In Chile, Tren de Aragua has been reported to use domestic buses, to smuggle both migrants and wholesale quantities of drugs.
The gang has also been reported to deploy the “hormiga” (ant) method of using multiple individuals to move small quantities across a border. To do this, they often force migrants to move packages that are typically 1 kilogram or less of drugs, across the border from Bolivia into Chile, and — according to public officials and non-governmental organizations serving migrants in the area — the border between Ipiales, Colombia, and Tulcán, Ecuador.
There are also some indications that the group is moving into the small-scale production of some drugs. A Peruvian National Police (Policía Nacional Peruana – PNP) investigation discovered that one Tren de Aragua cell had its own facility to produce tusi. While tusi is the common name for the drug 2CB, what is sold in Latin America typically does not contain any 2CB and is a mix of other synthetic drugs dyed pink, making it relatively simple to produce. Another investigation in Chile led to a small seizure of coca base and the precursor chemicals used in the production of cocaine.
Could Tren de Aragua Become a Drug Trafficking Organization?
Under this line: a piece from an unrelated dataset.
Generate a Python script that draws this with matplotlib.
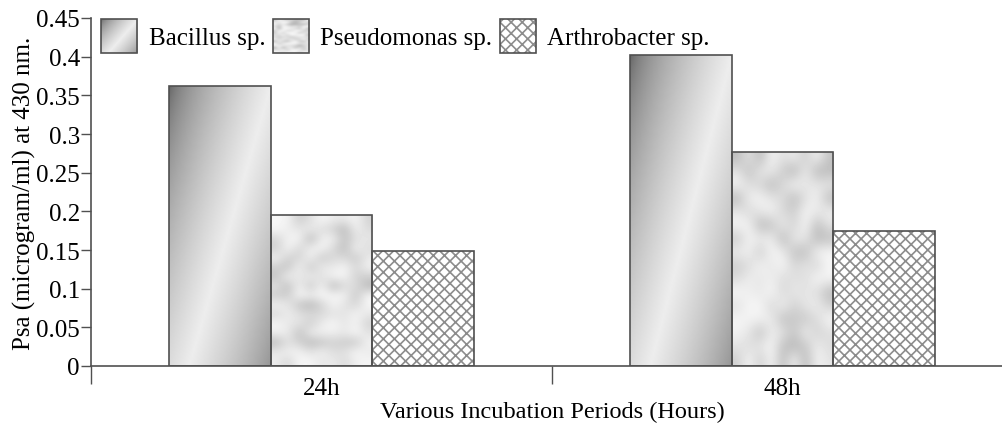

The size and nature of drug seizures made against Tren de Aragua suggest that the drugs were likely intended to supply the gang’s own local drug sales networks. But the gang’s control over movement corridors and border crossing and growing financial clout raises the possibility of it taking the leap into transnational drug trafficking.
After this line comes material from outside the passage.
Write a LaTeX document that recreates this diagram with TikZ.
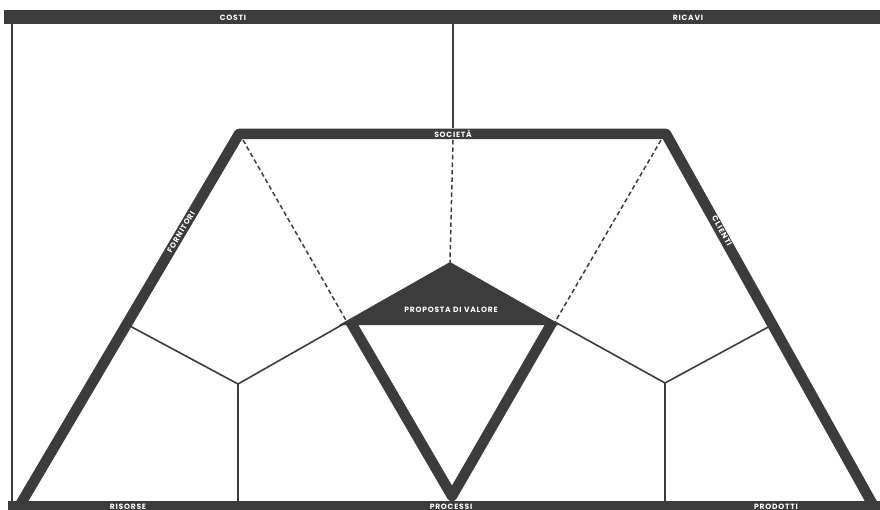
\documentclass[tikz,border=0pt]{standalone}
\usepackage{fontspec}
\setmainfont{Poppins}
\newfontfamily\lblfont[LetterSpace=10]{Poppins}
\definecolor{ink}{HTML}{3C3C3C}
\tikzset{
  thick line/.style={draw=ink, line width=10.5pt, line join=round},
  thin line/.style={draw=ink, line width=1.6pt},
  dash line/.style={draw=ink, line width=1.5pt, dash pattern=on 4.5pt off 3pt},
  lbl/.style={text=white, font=\lblfont\bfseries\fontsize{7.6}{8}\selectfont, inner sep=0pt},
}
\begin{document}
\begin{tikzpicture}[x=1pt,y=-1pt]
\useasboundingbox (0,0) rectangle (880,510);
\clip (0,0) rectangle (880,510);
\fill[white] (0,0) rectangle (880,510);
% key points
\coordinate (TL) at (239,134);
\coordinate (TR) at (666,134);
\coordinate (BL) at (20,505);
\coordinate (BR) at (873,505);
\coordinate (TLi) at (243,140);
\coordinate (TRi) at (661,140);
\coordinate (PA) at (450,262);
\coordinate (PL) at (347,322);
\coordinate (PR) at (555,322);
\coordinate (VB) at (452,496);
\coordinate (YL) at (238,384);
\coordinate (YR) at (665,383);
\coordinate (LL) at (128,325);
\coordinate (RR) at (772,325);
\coordinate (YLb) at (238,502);
\coordinate (YRb) at (665,502);
\coordinate (MT) at (453,24);
\coordinate (MB) at (453,128);
\coordinate (MD) at (453,140);
% outer frame
\draw[thin line] (12,24) -- (12,502);
% top bar
\fill[ink] (4,10) rectangle (880,24);
\node[lbl] (costi) at (233,17.5) {COSTI};
\node[lbl] (ricavi) at (688,17.5) {RICAVI};
% middle vertical
\draw[thin line] (MT) -- (MB);
\draw[dash line] (MD) -- (PA);
% dashed diagonals
\draw[dash line] (TLi) -- (PL);
\draw[dash line] (TRi) -- (PR);
% Y dividers
\draw[thin line] (LL) -- (YL) -- (PL);
\draw[thin line] (YL) -- (YLb);
\draw[thin line] (PR) -- (YR) -- (RR);
\draw[thin line] (YR) -- (YRb);
% trapezoid
\draw[thick line] (BL) -- (TL) -- (TR) -- (BR);
% value triangle
\fill[ink] (PA) -- (339,325) -- (561,325) -- cycle;
\draw[thick line] (350,321) -- (VB) -- (553,321);
\node[lbl] (valore) at (451,309.5) {PROPOSTA DI VALORE};
% bottom bar
\fill[ink] (8,501) rectangle (880,515);
\node[lbl] (risorse) at (128,506.5) {RISORSE};
\node[lbl] (processi) at (451,506.5) {PROCESSI};
\node[lbl] (prodotti) at (776,506.5) {PRODOTTI};
% labels on frame
\node[lbl] (societa) at (453,134) {SOCIETÀ};
\node[lbl, rotate=59.4] (fornitori) at (181,232) {FORNITORI};
\node[lbl, rotate=-60.8] (clienti) at (722,231) {CLIENTI};
\end{tikzpicture}
\end{document}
For the moment, though, that seems a distant prospect. There is little evidence so far that it has the criminal connections, logistical capacity, or state penetration required to move large shipments of drugs for transnational networks.
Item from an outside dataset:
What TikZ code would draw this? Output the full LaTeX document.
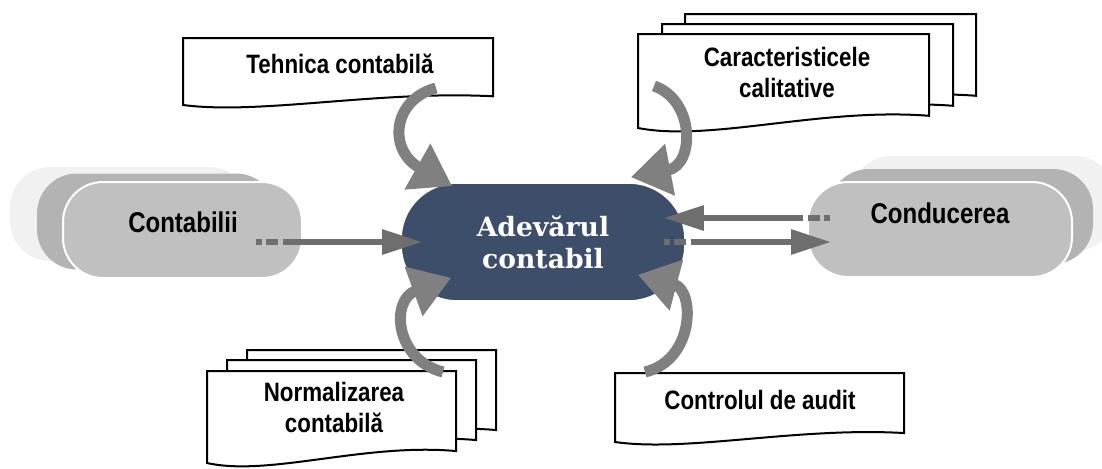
\documentclass[tikz,border=0pt]{standalone}
\usepackage{fontspec}
\usetikzlibrary{arrows.meta}
\newfontfamily\narrowfont[FakeStretch=0.84]{Liberation Sans}
\newfontfamily\slabfont{DejaVu Serif}
\definecolor{hubblue}{RGB}{61,78,106}
\definecolor{frontgray}{RGB}{192,192,192}
\definecolor{midgray}{RGB}{179,179,179}
\definecolor{fargray}{RGB}{241,241,241}
\definecolor{flowgray}{RGB}{110,110,110}
\definecolor{curlgray}{RGB}{128,128,128}
\tikzset{%
	pill/.style     	= {draw=white, line width=1pt, rectangle, rounded corners=20pt, fill=frontgray},
	midpill/.style  	= {rectangle, rounded corners=20pt, fill=midgray},
	farpill/.style  	= {rectangle, rounded corners=20pt, fill=fargray},
	hub/.style      	= {draw=white, line width=0.8pt, rectangle, rounded corners=28pt, fill=hubblue, minimum width=142pt, minimum height=59pt, text=white, align=center, font=\slabfont\bfseries\fontsize{13.3pt}{16pt}\selectfont},
	sheet/.style    	= {draw, line width=1pt, fill=white}, % Document
	doctext/.style  	= {align=center, font=\narrowfont\bfseries\fontsize{13.3pt}{15.5pt}\selectfont},
	pilltext/.style 	= {font=\narrowfont\bfseries\fontsize{14.3pt}{16pt}\selectfont},
	flow/.style     	= {line width=3pt, draw=flowgray, -{Triangle[length=20pt, width=12pt]}},
	tail/.style     	= {dash pattern=on 3pt off 2pt on 6pt off 2.5pt on 400pt},
	curl/.style     	= {line width=5.5pt, draw=curlgray, -{Triangle[length=20pt, width=25pt]}}
}
% #1,#2 = top left corner, #3 = width, #4 = height
\newcommand{\docsheet}[4]{%
	\draw[sheet] (#1,#2) -- ({#1+#3},#2) -- ({#1+#3},{#2+0.87*#4})
		.. controls ({#1+0.63*#3},{#2+0.78*#4}) and ({#1+0.25*#3},{#2+1.15*#4}) .. (#1,{#2+#4}) -- cycle;
}

\begin{document}
\begin{tikzpicture}[x=0.5pt, y=-0.5pt]
	\useasboundingbox (0,0) rectangle (1102,468);

	% Documents
	\docsheet{183}{38}{310}{67}
	\docsheet{685}{14}{291}{94}
	\docsheet{662}{24}{291}{94}
	\docsheet{638}{34}{291}{94}
	\docsheet{247}{350}{249}{92}
	\docsheet{227}{360}{249}{92}
	\docsheet{207}{371}{249}{92}
	\docsheet{615}{373}{289}{69}

	\draw % Drawing the actors and the central block :
	node at (129.5,214) [farpill, minimum width=119.5pt, minimum height=47pt] {}
	node at (156.5,221.5) [midpill, minimum width=119.5pt, minimum height=48pt] {}
	node at (182.5,230) [pill, minimum width=119.5pt, minimum height=48pt] (contabilii) {}
	node at (183,222) [pilltext] {Contabilii}
	node at (983,203.5) [farpill, minimum width=132pt, minimum height=47.5pt] {}
	node at (961,216.5) [midpill, minimum width=132pt, minimum height=47.5pt] {}
	node at (940,229.5) [pill, minimum width=132pt, minimum height=47.5pt] (conducerea) {}
	node at (940,213) [pilltext] {Conducerea}
	node at (543,242) [hub] (adevar) {Adevărul\\contabil}
	node at (340,64) [doctext] (tehnica) {Tehnica contabilă}
	node at (787,72) [doctext] (caracteristici) {Caracteristicele\\calitative}
	node at (334,407) [doctext] (normalizare) {Normalizarea\\contabilă}
	node at (760,400) [doctext] (control) {Controlul de audit}
	;

	% Free ends of the curved arrows
	\coordinate (tehnicaOut) at (436,88);
	\coordinate (caracteristiciOut) at (654,86);
	\coordinate (normalizareOut) at (443,372);
	\coordinate (controlOut) at (645,372);

	% Straight arrows
	\draw[flow, tail] ([xshift=-23.5pt, yshift=-6pt]contabilii.east) -- ([xshift=11pt]adevar.west);
	\draw[flow, tail] ([xshift=-11pt]adevar.east) -- ([xshift=12pt, yshift=-6.25pt]conducerea.west);
	\draw[flow, tail] ([xshift=11.5pt, yshift=5.75pt]conducerea.west) -- ([xshift=-11pt, yshift=12pt]adevar.east);

	% Curved arrows
	\draw[curl] (tehnicaOut) .. controls (392,100) and (388,150) .. ([xshift=26pt, yshift=-2pt]adevar.north west);
	\draw[curl] (caracteristiciOut) .. controls (695,100) and (695,165) .. ([xshift=-27.5pt, yshift=2.5pt]adevar.north east);
	\draw[curl] (normalizareOut) .. controls (395,360) and (390,300) .. ([xshift=25.5pt, yshift=12pt]adevar.south west);
	\draw[curl] (controlOut) .. controls (695,360) and (695,290) .. ([xshift=-24pt, yshift=13.5pt]adevar.south east);
\end{tikzpicture}
\end{document}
“They’re never going to get into large-scale trafficking. Why not? Because the cartels will come and run circles around them. Forget it,” scoffed Jorge Chávez Cotrina, the national coordinator of Peru’s Specialized Prosecutor’s Office Against Organized Crime.
The patterns evident in Tren de Aragua’s construction of its criminal portfolio to this point suggest it will similarly be limited in any attempts to move into the most lucrative transnational criminal economies, despite its regional expansion.
The gang has seen the most success in economies where it has faced little competition, such as migrant smuggling and human trafficking, or where the key to success is crude violence, as with extortion, rather than knowledge, experience, connections, control of infrastructure, or up-front capital.
“[Tren de Aragua] is not involved in everything, they go where they see the most opportunity,” explained General Luis Jesús Flores Solís, the head of the PNP’s Anti-Human Trafficking and Migrant Smuggling Directorate (Dirección Contra la Trata y Tráfico Ilícito de Migrantes).
With the loss of its home base, the prison of Tocorón in Aragua state, and the fact that the Tren leadership is now on the outside, it is likely there will be a quantum shift in the direction of Venezuela’s most powerful criminal structure, which may now be forced to adapt from being a prison gang to a federation of transnational cells.
All eyes, both in law enforcement and the underworld, are on Héctor Rusthenford Guerrero Flores, alias “Niño Guerrero,” the leader of the gang, and his key lieutenants. Deprived of their comfortable operating base and fortress in Tocorón prison, they are likely to get more directly involved in the day-to-day operations of the gangs, in Venezuelan and abroad.
The gang has suffered a blow to its income streams as extortion within Tocorón which all prisoners had to pay to Niño Guerrero, known as la causa, has now disappeared. This was worth millions of dollars a year, and the Tren leadership will have to make up this money by finding new streams of income.
Tren de Aragua will either adapt to the new conditions, find alternative revenue streams and a new command and control system, or risk breaking up into a loosely aligned criminal federation.